Instruction – Take the lines from the beginning of the material through the line containing "90, 95, 100];" and retype them exactly, leaving the pictures out.

Given data –
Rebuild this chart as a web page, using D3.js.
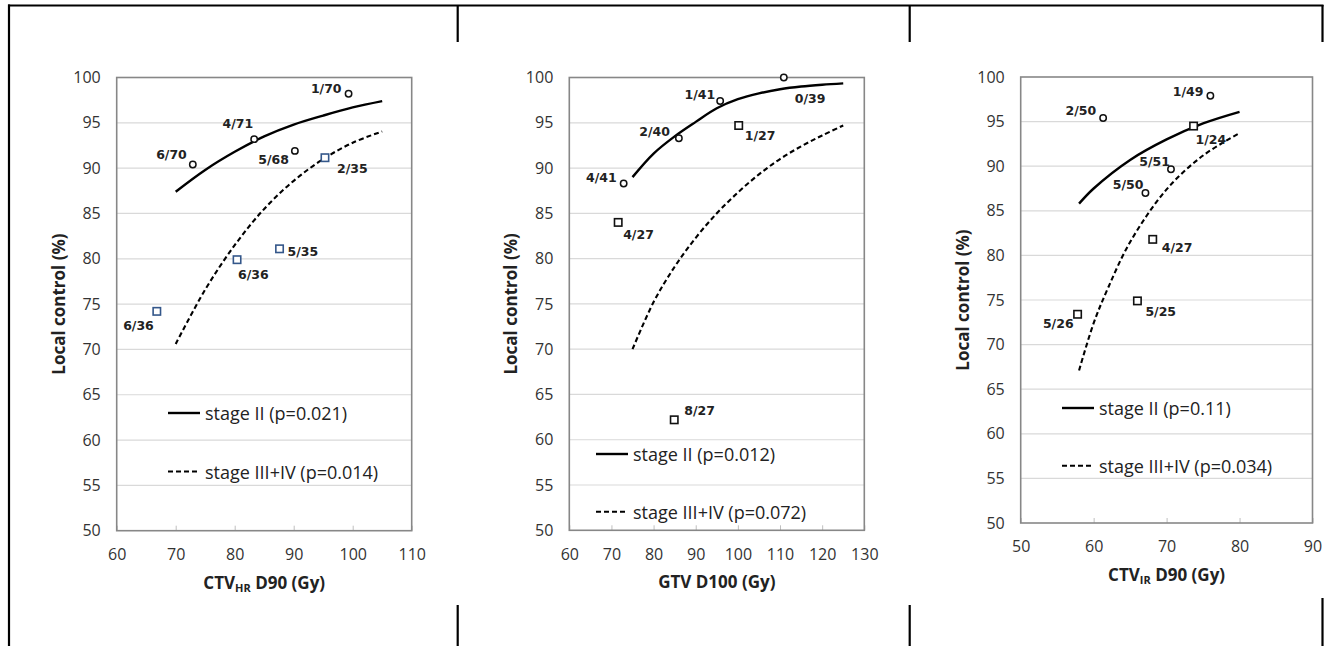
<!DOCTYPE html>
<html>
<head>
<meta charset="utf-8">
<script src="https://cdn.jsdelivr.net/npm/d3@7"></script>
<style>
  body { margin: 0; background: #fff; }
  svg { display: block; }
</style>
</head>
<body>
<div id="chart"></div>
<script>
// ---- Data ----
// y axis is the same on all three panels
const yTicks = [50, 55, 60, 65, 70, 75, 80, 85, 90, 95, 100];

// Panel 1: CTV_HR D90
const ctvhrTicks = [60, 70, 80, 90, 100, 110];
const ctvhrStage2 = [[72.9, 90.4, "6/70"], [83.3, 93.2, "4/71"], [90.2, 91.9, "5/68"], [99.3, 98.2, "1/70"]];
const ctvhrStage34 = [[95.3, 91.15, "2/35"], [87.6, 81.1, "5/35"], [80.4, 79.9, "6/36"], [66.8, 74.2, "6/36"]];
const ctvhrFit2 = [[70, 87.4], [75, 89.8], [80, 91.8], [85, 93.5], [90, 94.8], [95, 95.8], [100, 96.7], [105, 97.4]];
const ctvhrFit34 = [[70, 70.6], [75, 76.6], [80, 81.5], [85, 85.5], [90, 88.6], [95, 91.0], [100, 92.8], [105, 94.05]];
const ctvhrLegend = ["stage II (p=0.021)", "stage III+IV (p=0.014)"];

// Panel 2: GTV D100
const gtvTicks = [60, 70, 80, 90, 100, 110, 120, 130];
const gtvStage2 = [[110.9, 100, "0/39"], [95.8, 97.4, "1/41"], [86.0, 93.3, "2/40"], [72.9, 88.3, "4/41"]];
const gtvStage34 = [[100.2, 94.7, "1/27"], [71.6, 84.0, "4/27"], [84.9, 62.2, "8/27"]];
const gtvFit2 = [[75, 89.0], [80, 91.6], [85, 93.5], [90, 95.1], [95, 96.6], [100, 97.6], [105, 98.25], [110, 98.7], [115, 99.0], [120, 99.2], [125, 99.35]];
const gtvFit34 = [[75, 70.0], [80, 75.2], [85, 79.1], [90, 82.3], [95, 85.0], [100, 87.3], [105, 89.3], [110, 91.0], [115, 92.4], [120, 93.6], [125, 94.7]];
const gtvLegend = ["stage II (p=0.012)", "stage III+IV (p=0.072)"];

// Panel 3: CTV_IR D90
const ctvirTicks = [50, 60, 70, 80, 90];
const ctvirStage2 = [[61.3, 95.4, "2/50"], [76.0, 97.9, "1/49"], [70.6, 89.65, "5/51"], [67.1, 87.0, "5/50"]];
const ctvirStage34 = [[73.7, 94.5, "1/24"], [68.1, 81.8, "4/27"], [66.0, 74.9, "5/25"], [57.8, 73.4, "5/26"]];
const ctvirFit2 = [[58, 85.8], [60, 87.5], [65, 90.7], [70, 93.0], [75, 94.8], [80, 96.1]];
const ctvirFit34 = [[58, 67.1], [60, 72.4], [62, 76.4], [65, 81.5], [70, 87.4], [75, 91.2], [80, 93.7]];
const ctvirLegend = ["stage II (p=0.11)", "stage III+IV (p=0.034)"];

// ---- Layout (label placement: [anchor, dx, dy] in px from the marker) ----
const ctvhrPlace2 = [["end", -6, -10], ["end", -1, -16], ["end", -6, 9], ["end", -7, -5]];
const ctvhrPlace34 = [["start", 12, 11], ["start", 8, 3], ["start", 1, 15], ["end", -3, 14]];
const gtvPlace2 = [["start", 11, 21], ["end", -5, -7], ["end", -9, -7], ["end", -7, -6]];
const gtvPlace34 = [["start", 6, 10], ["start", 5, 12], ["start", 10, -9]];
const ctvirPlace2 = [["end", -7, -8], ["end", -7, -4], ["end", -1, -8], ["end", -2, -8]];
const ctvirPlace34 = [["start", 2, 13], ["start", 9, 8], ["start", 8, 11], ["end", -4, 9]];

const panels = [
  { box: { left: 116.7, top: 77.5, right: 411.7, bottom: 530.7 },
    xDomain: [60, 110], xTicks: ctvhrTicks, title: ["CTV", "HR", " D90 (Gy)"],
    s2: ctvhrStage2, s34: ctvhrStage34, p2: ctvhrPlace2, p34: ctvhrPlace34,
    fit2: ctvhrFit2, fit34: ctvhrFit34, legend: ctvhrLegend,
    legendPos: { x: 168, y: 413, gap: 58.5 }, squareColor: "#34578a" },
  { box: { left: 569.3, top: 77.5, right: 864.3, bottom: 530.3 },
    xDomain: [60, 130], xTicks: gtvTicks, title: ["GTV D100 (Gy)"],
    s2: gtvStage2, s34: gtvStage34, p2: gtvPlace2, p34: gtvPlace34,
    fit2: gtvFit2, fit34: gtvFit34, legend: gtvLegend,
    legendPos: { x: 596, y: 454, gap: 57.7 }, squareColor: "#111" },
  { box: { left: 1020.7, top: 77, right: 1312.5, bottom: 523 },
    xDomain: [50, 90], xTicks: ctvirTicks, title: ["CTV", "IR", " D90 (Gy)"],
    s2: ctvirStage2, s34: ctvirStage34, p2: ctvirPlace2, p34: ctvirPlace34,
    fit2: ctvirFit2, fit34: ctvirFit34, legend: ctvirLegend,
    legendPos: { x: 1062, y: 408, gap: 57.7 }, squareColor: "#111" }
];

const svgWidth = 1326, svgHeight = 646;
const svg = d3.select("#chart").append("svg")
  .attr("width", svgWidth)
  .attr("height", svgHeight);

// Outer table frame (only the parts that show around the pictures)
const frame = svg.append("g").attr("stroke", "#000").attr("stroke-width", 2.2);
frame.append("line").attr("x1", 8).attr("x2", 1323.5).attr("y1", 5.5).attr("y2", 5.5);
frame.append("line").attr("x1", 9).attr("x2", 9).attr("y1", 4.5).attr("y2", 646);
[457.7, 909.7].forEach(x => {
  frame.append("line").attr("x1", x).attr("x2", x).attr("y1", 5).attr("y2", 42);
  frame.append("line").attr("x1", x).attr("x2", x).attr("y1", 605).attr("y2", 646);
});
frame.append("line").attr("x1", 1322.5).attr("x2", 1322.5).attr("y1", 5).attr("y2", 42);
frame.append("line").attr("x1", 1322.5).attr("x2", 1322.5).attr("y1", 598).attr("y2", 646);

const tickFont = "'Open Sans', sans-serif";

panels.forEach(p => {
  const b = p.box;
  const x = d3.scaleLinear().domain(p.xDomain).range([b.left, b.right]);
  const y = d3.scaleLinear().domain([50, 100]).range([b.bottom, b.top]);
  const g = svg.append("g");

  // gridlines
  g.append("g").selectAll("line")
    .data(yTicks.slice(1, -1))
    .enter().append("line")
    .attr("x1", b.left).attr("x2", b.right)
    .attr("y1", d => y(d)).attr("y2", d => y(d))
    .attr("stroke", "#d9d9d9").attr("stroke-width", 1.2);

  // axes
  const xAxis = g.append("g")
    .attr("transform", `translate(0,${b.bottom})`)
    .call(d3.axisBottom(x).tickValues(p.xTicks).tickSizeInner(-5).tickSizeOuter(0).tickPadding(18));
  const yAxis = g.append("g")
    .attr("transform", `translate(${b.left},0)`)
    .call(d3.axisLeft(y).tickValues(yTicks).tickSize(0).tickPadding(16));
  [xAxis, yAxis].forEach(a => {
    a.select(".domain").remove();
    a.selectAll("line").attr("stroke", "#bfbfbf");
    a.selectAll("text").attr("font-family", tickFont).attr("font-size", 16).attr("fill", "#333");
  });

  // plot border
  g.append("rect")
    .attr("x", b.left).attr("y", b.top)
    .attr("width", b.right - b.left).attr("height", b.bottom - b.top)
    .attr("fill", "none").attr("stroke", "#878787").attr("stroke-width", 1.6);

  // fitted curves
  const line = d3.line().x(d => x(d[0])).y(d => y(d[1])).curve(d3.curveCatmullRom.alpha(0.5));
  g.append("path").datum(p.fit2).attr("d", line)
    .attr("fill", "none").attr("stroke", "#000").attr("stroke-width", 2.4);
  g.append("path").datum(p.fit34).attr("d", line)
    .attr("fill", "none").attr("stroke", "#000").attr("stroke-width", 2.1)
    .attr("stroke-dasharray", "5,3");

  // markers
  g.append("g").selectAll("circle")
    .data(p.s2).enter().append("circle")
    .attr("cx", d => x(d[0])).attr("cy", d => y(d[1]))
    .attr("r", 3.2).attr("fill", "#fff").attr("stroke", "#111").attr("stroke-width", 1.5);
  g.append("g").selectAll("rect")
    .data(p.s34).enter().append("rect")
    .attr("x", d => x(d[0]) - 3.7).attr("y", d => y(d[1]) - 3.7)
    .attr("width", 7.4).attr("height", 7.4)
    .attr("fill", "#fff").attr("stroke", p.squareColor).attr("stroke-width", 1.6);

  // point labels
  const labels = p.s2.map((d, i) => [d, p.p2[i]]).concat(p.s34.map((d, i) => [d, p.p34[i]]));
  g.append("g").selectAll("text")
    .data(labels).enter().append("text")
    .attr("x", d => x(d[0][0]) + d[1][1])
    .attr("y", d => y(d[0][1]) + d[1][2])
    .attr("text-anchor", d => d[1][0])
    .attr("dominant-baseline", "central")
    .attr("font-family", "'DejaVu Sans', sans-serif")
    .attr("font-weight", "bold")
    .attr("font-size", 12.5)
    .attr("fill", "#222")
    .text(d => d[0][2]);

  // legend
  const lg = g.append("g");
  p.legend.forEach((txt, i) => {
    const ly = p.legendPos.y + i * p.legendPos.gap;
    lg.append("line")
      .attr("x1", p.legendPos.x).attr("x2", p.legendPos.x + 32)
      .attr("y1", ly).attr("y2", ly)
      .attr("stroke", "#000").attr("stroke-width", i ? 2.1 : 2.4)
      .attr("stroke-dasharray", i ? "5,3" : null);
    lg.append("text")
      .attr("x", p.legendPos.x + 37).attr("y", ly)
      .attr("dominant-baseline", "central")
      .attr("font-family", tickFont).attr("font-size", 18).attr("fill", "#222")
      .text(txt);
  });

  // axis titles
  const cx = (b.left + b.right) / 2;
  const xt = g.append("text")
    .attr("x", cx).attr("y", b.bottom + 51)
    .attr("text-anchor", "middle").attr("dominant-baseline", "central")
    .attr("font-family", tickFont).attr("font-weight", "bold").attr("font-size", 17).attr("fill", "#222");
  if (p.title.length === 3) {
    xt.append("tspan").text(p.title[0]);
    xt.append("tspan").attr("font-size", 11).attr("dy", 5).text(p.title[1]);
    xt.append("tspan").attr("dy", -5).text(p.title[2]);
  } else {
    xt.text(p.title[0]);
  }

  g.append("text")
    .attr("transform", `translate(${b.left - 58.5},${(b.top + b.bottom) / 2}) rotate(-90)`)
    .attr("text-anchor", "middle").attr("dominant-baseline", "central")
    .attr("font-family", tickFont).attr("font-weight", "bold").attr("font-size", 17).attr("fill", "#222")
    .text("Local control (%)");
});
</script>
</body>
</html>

Written response –
Rebuild this chart as a web page, using D3.js.
<!DOCTYPE html>
<html>
<head>
<meta charset="utf-8">
<script src="https://cdn.jsdelivr.net/npm/d3@7"></script>
<style>
  body { margin: 0; background: #fff; }
  svg { display: block; }
</style>
</head>
<body>
<div id="chart"></div>
<script>
// ---- Data ----
// y axis is the same on all three panels
const yTicks = [50, 55, 60, 65, 70, 75, 80, 85, 90, 95, 100];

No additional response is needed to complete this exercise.